In 2014 as a country we will spend around $140 billion on technology for government. Compare that to a $10 billion video game market and a $2 billion iOS app market and you get a sense for the scale of the dollars being spent to tackle technology problems. Whereas in the past the country's tech giants have cornered that market, a new kind of startup is getting in the game. Leading the charge is Code for America and their selected Accelerator companies. These civic startups are changing things.
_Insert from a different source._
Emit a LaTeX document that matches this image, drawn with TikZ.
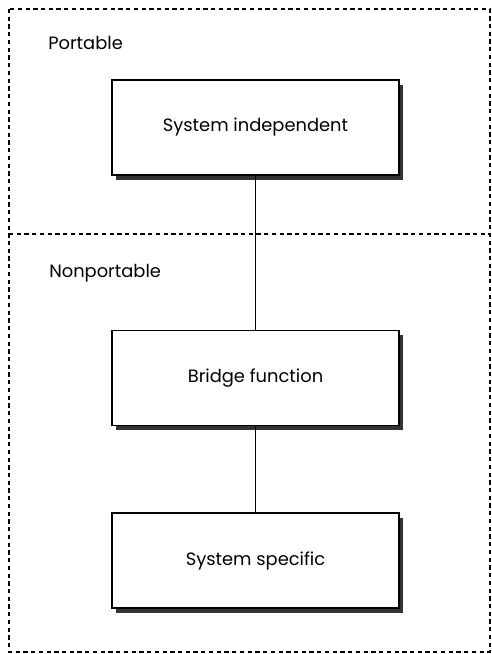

The idea that technology can make government better is gaining momentum. By assembling some of the country's top civic startups in their inaugural startup accelerator (seven companies out of more than 250 applicants), Code for America is demonstrating that there is a real opportunity for a new generation to fundamentally improve the way governments work and communicate with their constituents -- and at a fraction of the cost of traditional community involvement efforts.

I simply believe cities are better when citizens are involved -- that a stronger connection between citizens and their governance will revive citizenship and save government. We must engage citizens in real dialogue, connect community makers, and shift the focus from citizen as a consumer of government, to citizen as a community contributor.

It's working. From San Francisco, to Omaha, Neb., to Washington, D.C. we have seen everything from new crosswalks, to car charging stations, to large infrastructure projects bubble up from a community conversation. Today an awake and nimble government has the capability to empower collective action and to harness the muscle of the community doers. Every major city in the country is hiring chief technology or innovation officers, to break down technological barriers to new government. None of that would be possible without a shift in the way we conceive of government -- and the outdated rules that make it resistant to change.

Technology doesn't fix problems, engaged citizens do. Civic startups are the crucible where new tools are being rapidly deployed to make government work better, reveal the goodness of civic purpose, and tap into the contributions of a generation of technologically savvy upstarts looking for a niche. With a little encouragement these startups might just make our government work better and provide a much-needed jolt of economic development in the process.